EXERCISE DIRECTIONS ▸ Copy each line below exactly and leave the pictures out.

GIVEN DATA ▸
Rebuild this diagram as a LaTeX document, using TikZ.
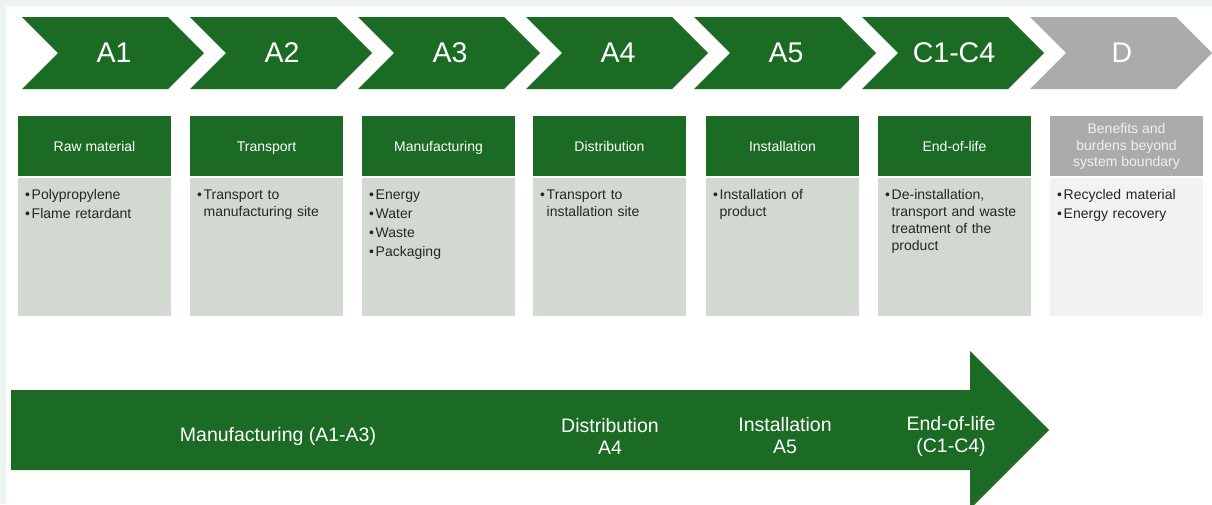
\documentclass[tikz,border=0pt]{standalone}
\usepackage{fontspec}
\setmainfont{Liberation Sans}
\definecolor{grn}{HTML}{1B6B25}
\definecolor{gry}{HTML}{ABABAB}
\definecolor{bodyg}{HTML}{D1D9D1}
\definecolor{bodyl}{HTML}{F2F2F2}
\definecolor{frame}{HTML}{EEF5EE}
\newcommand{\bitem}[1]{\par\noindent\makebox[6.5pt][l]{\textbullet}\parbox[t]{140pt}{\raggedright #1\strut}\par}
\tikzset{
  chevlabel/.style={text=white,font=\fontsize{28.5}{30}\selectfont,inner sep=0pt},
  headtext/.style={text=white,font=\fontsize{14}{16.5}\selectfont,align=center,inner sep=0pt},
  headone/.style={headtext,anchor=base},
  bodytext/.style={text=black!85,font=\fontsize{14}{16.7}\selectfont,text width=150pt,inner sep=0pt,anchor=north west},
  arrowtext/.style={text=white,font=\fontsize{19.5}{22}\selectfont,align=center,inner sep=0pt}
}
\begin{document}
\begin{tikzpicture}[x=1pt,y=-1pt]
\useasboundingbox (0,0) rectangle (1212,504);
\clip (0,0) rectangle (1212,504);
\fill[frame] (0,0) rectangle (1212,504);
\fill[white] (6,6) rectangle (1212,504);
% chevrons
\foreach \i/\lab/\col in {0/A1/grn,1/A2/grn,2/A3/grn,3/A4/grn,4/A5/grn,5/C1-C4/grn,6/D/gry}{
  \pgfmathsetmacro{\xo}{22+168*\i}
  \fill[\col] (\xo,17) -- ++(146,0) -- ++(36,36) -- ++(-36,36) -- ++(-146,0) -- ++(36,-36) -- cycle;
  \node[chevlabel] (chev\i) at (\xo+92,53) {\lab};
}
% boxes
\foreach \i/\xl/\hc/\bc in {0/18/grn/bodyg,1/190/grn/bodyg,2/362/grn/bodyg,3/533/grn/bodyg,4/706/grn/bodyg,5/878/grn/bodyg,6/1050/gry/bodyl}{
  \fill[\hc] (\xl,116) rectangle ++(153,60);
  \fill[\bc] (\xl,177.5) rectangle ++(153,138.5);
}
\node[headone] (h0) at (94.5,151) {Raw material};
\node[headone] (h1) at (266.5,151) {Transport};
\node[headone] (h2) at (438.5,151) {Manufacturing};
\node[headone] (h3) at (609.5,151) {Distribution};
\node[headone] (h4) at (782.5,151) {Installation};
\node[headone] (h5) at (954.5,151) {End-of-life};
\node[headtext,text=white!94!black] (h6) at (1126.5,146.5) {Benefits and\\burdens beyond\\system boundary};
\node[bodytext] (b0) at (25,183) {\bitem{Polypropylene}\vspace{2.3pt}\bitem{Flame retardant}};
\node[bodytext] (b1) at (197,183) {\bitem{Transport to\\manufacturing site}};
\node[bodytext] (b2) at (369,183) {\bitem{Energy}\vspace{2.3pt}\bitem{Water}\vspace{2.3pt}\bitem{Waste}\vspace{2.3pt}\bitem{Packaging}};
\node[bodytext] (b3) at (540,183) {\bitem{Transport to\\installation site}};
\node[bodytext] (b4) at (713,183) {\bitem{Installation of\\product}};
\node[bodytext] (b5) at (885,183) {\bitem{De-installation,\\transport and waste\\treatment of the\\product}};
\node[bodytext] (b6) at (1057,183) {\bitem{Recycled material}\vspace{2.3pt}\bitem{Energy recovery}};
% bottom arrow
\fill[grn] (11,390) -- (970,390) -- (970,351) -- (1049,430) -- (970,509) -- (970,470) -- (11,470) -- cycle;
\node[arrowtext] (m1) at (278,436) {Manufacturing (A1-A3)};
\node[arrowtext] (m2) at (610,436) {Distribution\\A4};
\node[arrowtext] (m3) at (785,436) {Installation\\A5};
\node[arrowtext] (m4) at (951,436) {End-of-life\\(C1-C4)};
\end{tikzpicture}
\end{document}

PROBLEM SOLUTION ▸
Rebuild this diagram as a LaTeX document, using TikZ.
\documentclass[tikz,border=0pt]{standalone}
\usepackage{fontspec}
\setmainfont{Liberation Sans}
\definecolor{grn}{HTML}{1B6B25}
\definecolor{gry}{HTML}{ABABAB}
\definecolor{bodyg}{HTML}{D1D9D1}
\definecolor{bodyl}{HTML}{F2F2F2}
\definecolor{frame}{HTML}{EEF5EE}
\newcommand{\bitem}[1]{\par\noindent\makebox[6.5pt][l]{\textbullet}\parbox[t]{140pt}{\raggedright #1\strut}\par}
\tikzset{
  chevlabel/.style={text=white,font=\fontsize{28.5}{30}\selectfont,inner sep=0pt},
  headtext/.style={text=white,font=\fontsize{14}{16.5}\selectfont,align=center,inner sep=0pt},
  headone/.style={headtext,anchor=base},
  bodytext/.style={text=black!85,font=\fontsize{14}{16.7}\selectfont,text width=150pt,inner sep=0pt,anchor=north west},
  arrowtext/.style={text=white,font=\fontsize{19.5}{22}\selectfont,align=center,inner sep=0pt}
}
\begin{document}
\begin{tikzpicture}[x=1pt,y=-1pt]
\useasboundingbox (0,0) rectangle (1212,504);
\clip (0,0) rectangle (1212,504);
\fill[frame] (0,0) rectangle (1212,504);
\fill[white] (6,6) rectangle (1212,504);
% chevrons
\foreach \i/\lab/\col in {0/A1/grn,1/A2/grn,2/A3/grn,3/A4/grn,4/A5/grn,5/C1-C4/grn,6/D/gry}{
  \pgfmathsetmacro{\xo}{22+168*\i}
  \fill[\col] (\xo,17) -- ++(146,0) -- ++(36,36) -- ++(-36,36) -- ++(-146,0) -- ++(36,-36) -- cycle;
  \node[chevlabel] (chev\i) at (\xo+92,53) {\lab};
}
% boxes
\foreach \i/\xl/\hc/\bc in {0/18/grn/bodyg,1/190/grn/bodyg,2/362/grn/bodyg,3/533/grn/bodyg,4/706/grn/bodyg,5/878/grn/bodyg,6/1050/gry/bodyl}{
  \fill[\hc] (\xl,116) rectangle ++(153,60);
  \fill[\bc] (\xl,177.5) rectangle ++(153,138.5);
}
\node[headone] (h0) at (94.5,151) {Raw material};
\node[headone] (h1) at (266.5,151) {Transport};
\node[headone] (h2) at (438.5,151) {Manufacturing};
\node[headone] (h3) at (609.5,151) {Distribution};
\node[headone] (h4) at (782.5,151) {Installation};
\node[headone] (h5) at (954.5,151) {End-of-life};
\node[headtext,text=white!94!black] (h6) at (1126.5,146.5) {Benefits and\\burdens beyond\\system boundary};
\node[bodytext] (b0) at (25,183) {\bitem{Polypropylene}\vspace{2.3pt}\bitem{Flame retardant}};
\node[bodytext] (b1) at (197,183) {\bitem{Transport to\\manufacturing site}};
\node[bodytext] (b2) at (369,183) {\bitem{Energy}\vspace{2.3pt}\bitem{Water}\vspace{2.3pt}\bitem{Waste}\vspace{2.3pt}\bitem{Packaging}};
\node[bodytext] (b3) at (540,183) {\bitem{Transport to\\installation site}};
\node[bodytext] (b4) at (713,183) {\bitem{Installation of\\product}};
\node[bodytext] (b5) at (885,183) {\bitem{De-installation,\\transport and waste\\treatment of the\\product}};
\node[bodytext] (b6) at (1057,183) {\bitem{Recycled material}\vspace{2.3pt}\bitem{Energy recovery}};
% bottom arrow
\fill[grn] (11,390) -- (970,390) -- (970,351) -- (1049,430) -- (970,509) -- (970,470) -- (11,470) -- cycle;
\node[arrowtext] (m1) at (278,436) {Manufacturing (A1-A3)};
\node[arrowtext] (m2) at (610,436) {Distribution\\A4};
\node[arrowtext] (m3) at (785,436) {Installation\\A5};
\node[arrowtext] (m4) at (951,436) {End-of-life\\(C1-C4)};
\end{tikzpicture}
\end{document}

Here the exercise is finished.